Pantau – Kejati DKI Jakarta menutup peluang bagi Mario Dandy Satriyo dan Shane Lukas Rotua Pangodian Lumbantoruan untuk diberikan penghentian penuntutan melalui restorative justice. Alasannya karena menyebabkan akibat langsung korban sampai saat ini tidak sadar/luka berat.
“Sehingga ancaman hukumannya lebih dari batas maksimal RJ, dan menjadikan penuntut umum untuk memberikan hukuman yang berat atas perbuatan yang sangat keji,” kata Kepala Seksi Penerangan Hukum Kejati DKI Ade Sofyansah melalui keterangan tertulis, Jumat (17/3/2023).
Ia menuturkan restorative justice hanya dapat dilaksanakan apabila ada pemberian maaf oleh korban atau keluarga.
“Jika tidak ada, otomatis tidak ada upaya restorative justice dalam tahap penuntutan,” kata Ade.
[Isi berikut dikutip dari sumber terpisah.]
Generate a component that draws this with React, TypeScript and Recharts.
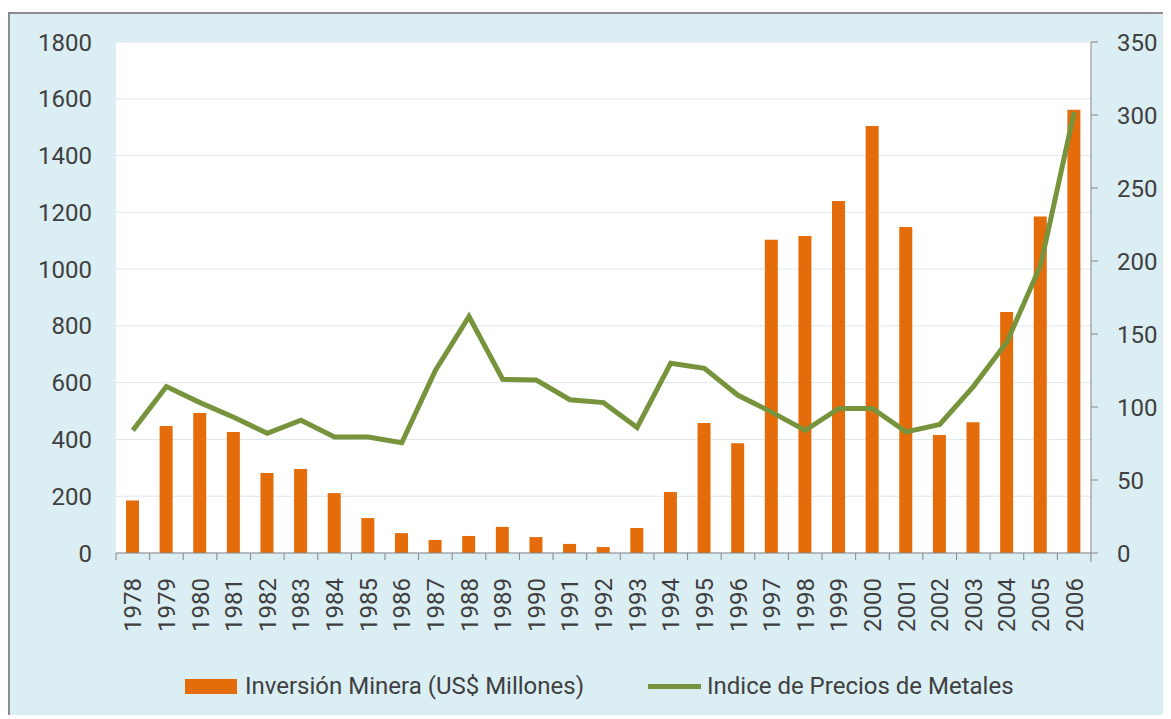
import { ComposedChart, Bar, Line, XAxis, YAxis, CartesianGrid, Legend } from "recharts";

const years = [
  "1978", "1979", "1980", "1981", "1982", "1983", "1984", "1985", "1986", "1987",
  "1988", "1989", "1990", "1991", "1992", "1993", "1994", "1995", "1996", "1997",
  "1998", "1999", "2000", "2001", "2002", "2003", "2004", "2005", "2006",
];

const inversionMinera = [
  185, 447, 493, 426, 282, 296, 211, 123, 70, 46,
  60, 92, 56, 32, 21, 88, 215, 458, 387, 1103,
  1117, 1240, 1504, 1148, 416, 461, 849, 1185, 1561,
];

const indicePrecios = [
  84, 114, 103, 93, 82, 91, 79.5, 79.5, 75.5, 125,
  162, 119, 118.5, 105, 103, 86, 130, 126.5, 108, 96.5,
  84, 99, 99, 83, 88, 114, 144.5, 197, 302,
];

const leftTicks = [0, 200, 400, 600, 800, 1000, 1200, 1400, 1600, 1800];
const rightTicks = [0, 50, 100, 150, 200, 250, 300, 350];

const data = years.map((year, i) => ({
  year,
  inversion: inversionMinera[i],
  indice: indicePrecios[i],
}));

const FONT = "Roboto, 'Open Sans', sans-serif";
const TEXT = "#404040";
const AXIS = "#868686";
const ORANGE = "#E46C0A";
const GREEN = "#77933C";

const CHART_W = 1161;
const CHART_H = 705;
const LEFT_W = 106;
const RIGHT_W = 80;
const band = (CHART_W - LEFT_W - RIGHT_W) / years.length;

function YearTick(props: any) {
  const { x, y, payload, index } = props;
  const left = x - band / 2;
  return (
    <g>
      <line x1={left} y1={y} x2={left} y2={y + 7} stroke={AXIS} strokeWidth={1} />
      {index === years.length - 1 && (
        <line x1={x + band / 2} y1={y} x2={x + band / 2} y2={y + 9} stroke={AXIS} strokeWidth={1} />
      )}
      <text
        transform={`translate(${x},${y + 25}) rotate(-90)`}
        textAnchor="end"
        dy="0.355em"
        fill={TEXT}
        fontSize={24}
        fontFamily={FONT}
      >
        {payload.value}
      </text>
    </g>
  );
}

function ChartLegend() {
  const label = { fontSize: 24, fontFamily: FONT, color: TEXT, whiteSpace: "nowrap" as const };
  return (
    <div style={{ position: "relative", height: 30 }}>
      <div style={{ position: "absolute", left: 175, top: 0, height: 30, display: "flex", alignItems: "center" }}>
        <span style={{ display: "inline-block", width: 52, height: 15, background: ORANGE, marginRight: 8 }} />
        <span style={label}>Inversión Minera (US$ Millones)</span>
      </div>
      <div style={{ position: "absolute", left: 638, top: 0, height: 30, display: "flex", alignItems: "center" }}>
        <span style={{ display: "inline-block", width: 53, height: 5, background: GREEN, marginRight: 6 }} />
        <span style={label}>Indice de Precios de Metales</span>
      </div>
    </div>
  );
}

export default function App() {
  return (
    <div
      style={{
        position: "relative",
        top: 4,
        width: CHART_W,
        height: CHART_H,
        background: "#DAEEF3",
        borderLeft: "2px solid #8c8c8c",
        borderTop: "2px solid #8c8c8c",
      }}
    >
      <ComposedChart
        width={CHART_W}
        height={CHART_H}
        data={data}
        margin={{ top: 28, right: 0, left: 0, bottom: 36 }}
      >
        <CartesianGrid yAxisId="left" vertical={false} stroke="#dde8ee" fill="#ffffff" />
        <XAxis
          dataKey="year"
          interval={0}
          height={100}
          tickLine={false}
          tickSize={0}
          tickMargin={0}
          stroke={AXIS}
          tick={<YearTick />}
        />
        <YAxis
          yAxisId="left"
          orientation="left"
          width={LEFT_W}
          domain={[0, 1800]}
          ticks={leftTicks}
          axisLine={false}
          tickLine={false}
          tickSize={0}
          tickMargin={24}
          tick={{ fill: TEXT, fontSize: 24, fontFamily: FONT }}
        />
        <YAxis
          yAxisId="right"
          orientation="right"
          width={RIGHT_W}
          domain={[0, 350]}
          ticks={rightTicks}
          stroke={AXIS}
          tickSize={7}
          tickMargin={19}
          tick={{ fill: TEXT, fontSize: 24, fontFamily: FONT }}
        />
        <Legend
          verticalAlign="bottom"
          content={<ChartLegend />}
          wrapperStyle={{ left: 0, top: 657, width: CHART_W, height: 30 }}
        />
        <Bar
          yAxisId="left"
          dataKey="inversion"
          name="Inversión Minera (US$ Millones)"
          fill={ORANGE}
          barSize={13}
          isAnimationActive={false}
        />
        <Line
          yAxisId="right"
          dataKey="indice"
          name="Indice de Precios de Metales"
          type="linear"
          stroke={GREEN}
          strokeWidth={5}
          dot={false}
          isAnimationActive={false}
        />
      </ComposedChart>
    </div>
  );
}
Pertimbangkan Masa Depan Anak
Terkait pernyataan Kajati DKI Jakarta Reda Manthovani yang memberikan peluang untuk memberikan diversi kepada Agnes yang berkonflik dengan hukum semata-mata hanya mempertimbangkan masa depan anak sebagaimana diatur dalam UU Perlindungan Anak.
Oleh karena perbuatan yang bersangkutan tidak secara langsung melakukan kekerasan terhadap korban.
“Namun, apabila korban dan keluarga tidak memberikan upaya damai khusus terhadap pelaku anak AG yang berkonflik dengan hukum, upaya restorative justice tidak akan dilakukan,” kata Ade.
Ungkapan Empati
Ia menambahkan kehadiran Kajati DKI Jakarta dan tim penuntut umum di rumah sakit semata-mata ungkapan rasa empati sebagai penegak hukum sekaligus memastikan bahwa perbuatan para terdakwa sangat layak untuk diberi hukuman yang berat.
Sebelumnya, Kepala Kejaksaan Tinggi DKI Jakarta, Reda Manthovani, menawarkan restorative justice dalam kasus penganiayaan yang dilakukan Mario Dandy Satrio kepada Cristalino David Ozora. Hal itu ia sampaikan usai menjenguk David di Rumah Sakit Mayapada semalam.
“Kami akan tetap tawarkan, masalah dilakukan RJ atau tidak itu tergantung para pihak, khususnya keluarga korban,” kata Reda.